* Exercise task
Pictures stay out. Extract the lines below from the first one through the line with "35, 40, 45];", both included.

-*-

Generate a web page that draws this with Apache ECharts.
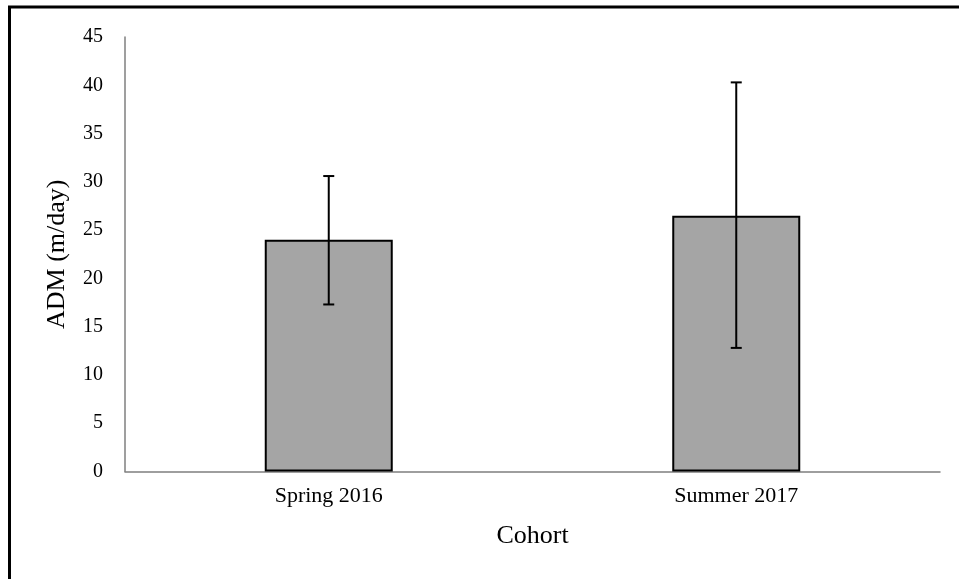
<!DOCTYPE html>
<html>
<head>
<meta charset="utf-8">
<script src="https://cdn.jsdelivr.net/npm/echarts@6/dist/echarts.min.js"></script>
<style>
html,body{margin:0;padding:0;background:#fff;}
#chart{width:959px;height:579px;}
</style>
</head>
<body>
<div id="chart"></div>
<script>
var categories = ['Spring 2016', 'Summer 2017'];
var means = [24.0, 26.5];
var errLow = [17.3, 12.8];
var errHigh = [30.6, 40.3];
var yTicks = [0, 5, 10, 15, 20, 25, 30, 35, 40, 45];

var FONT = '"Liberation Serif", "Times New Roman", serif';
var chart = echarts.init(document.getElementById('chart'), null, {renderer: 'canvas'});

var errData = categories.map(function (c, i) { return [i, errLow[i], errHigh[i]]; });

chart.setOption({
  backgroundColor: '#ffffff',
  animation: false,
  grid: {left: 125, right: 19, top: 37, bottom: 107.5, containLabel: false},
  graphic: [
    {type: 'line', shape: {x1: 9.5, y1: 6, x2: 9.5, y2: 579}, style: {stroke: '#000', lineWidth: 3}, z: 100},
    {type: 'line', shape: {x1: 8, y1: 7, x2: 959, y2: 7}, style: {stroke: '#000', lineWidth: 3}, z: 100}
  ],
  xAxis: {
    type: 'category',
    data: categories,
    name: 'Cohort',
    nameLocation: 'middle',
    nameGap: 52,
    nameTextStyle: {fontFamily: FONT, fontSize: 26, color: '#000'},
    axisLine: {lineStyle: {color: '#7f7f7f', width: 1.5}},
    axisTick: {show: false},
    axisLabel: {fontFamily: FONT, fontSize: 22, color: '#000', margin: 14},
    splitLine: {show: false}
  },
  yAxis: {
    type: 'value',
    min: 0,
    max: 45,
    interval: 5,
    name: 'ADM (m/day)',
    nameLocation: 'middle',
    nameGap: 55,
    nameTextStyle: {fontFamily: FONT, fontSize: 26, color: '#000'},
    axisLine: {show: true, lineStyle: {color: '#7f7f7f', width: 1.5}},
    axisTick: {show: false},
    axisLabel: {fontFamily: FONT, fontSize: 20, color: '#000', margin: 22,
      formatter: function (v) { return yTicks.indexOf(v) >= 0 ? String(v) : ''; }},
    splitLine: {show: false}
  },
  series: [
    {
      type: 'bar',
      data: means,
      barWidth: 128,
      itemStyle: {color: '#a5a5a5', borderColor: '#000', borderWidth: 2}
    },
    {
      type: 'custom',
      data: errData,
      z: 10,
      renderItem: function (params, api) {
        var x = api.value(0);
        var lo = api.coord([x, api.value(1)]);
        var hi = api.coord([x, api.value(2)]);
        var half = 5.5;
        var st = {stroke: '#000', lineWidth: 2};
        return {
          type: 'group',
          children: [
            {type: 'line', shape: {x1: lo[0], y1: lo[1], x2: hi[0], y2: hi[1]}, style: st},
            {type: 'line', shape: {x1: hi[0] - half, y1: hi[1], x2: hi[0] + half, y2: hi[1]}, style: st},
            {type: 'line', shape: {x1: lo[0] - half, y1: lo[1], x2: lo[0] + half, y2: lo[1]}, style: st}
          ]
        };
      }
    }
  ]
});
</script>
</body>
</html>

-*-

* Expected answer
Generate a web page that draws this with Apache ECharts.
<!DOCTYPE html>
<html>
<head>
<meta charset="utf-8">
<script src="https://cdn.jsdelivr.net/npm/echarts@6/dist/echarts.min.js"></script>
<style>
html,body{margin:0;padding:0;background:#fff;}
#chart{width:959px;height:579px;}
</style>
</head>
<body>
<div id="chart"></div>
<script>
var categories = ['Spring 2016', 'Summer 2017'];
var means = [24.0, 26.5];
var errLow = [17.3, 12.8];
var errHigh = [30.6, 40.3];
var yTicks = [0, 5, 10, 15, 20, 25, 30, 35, 40, 45];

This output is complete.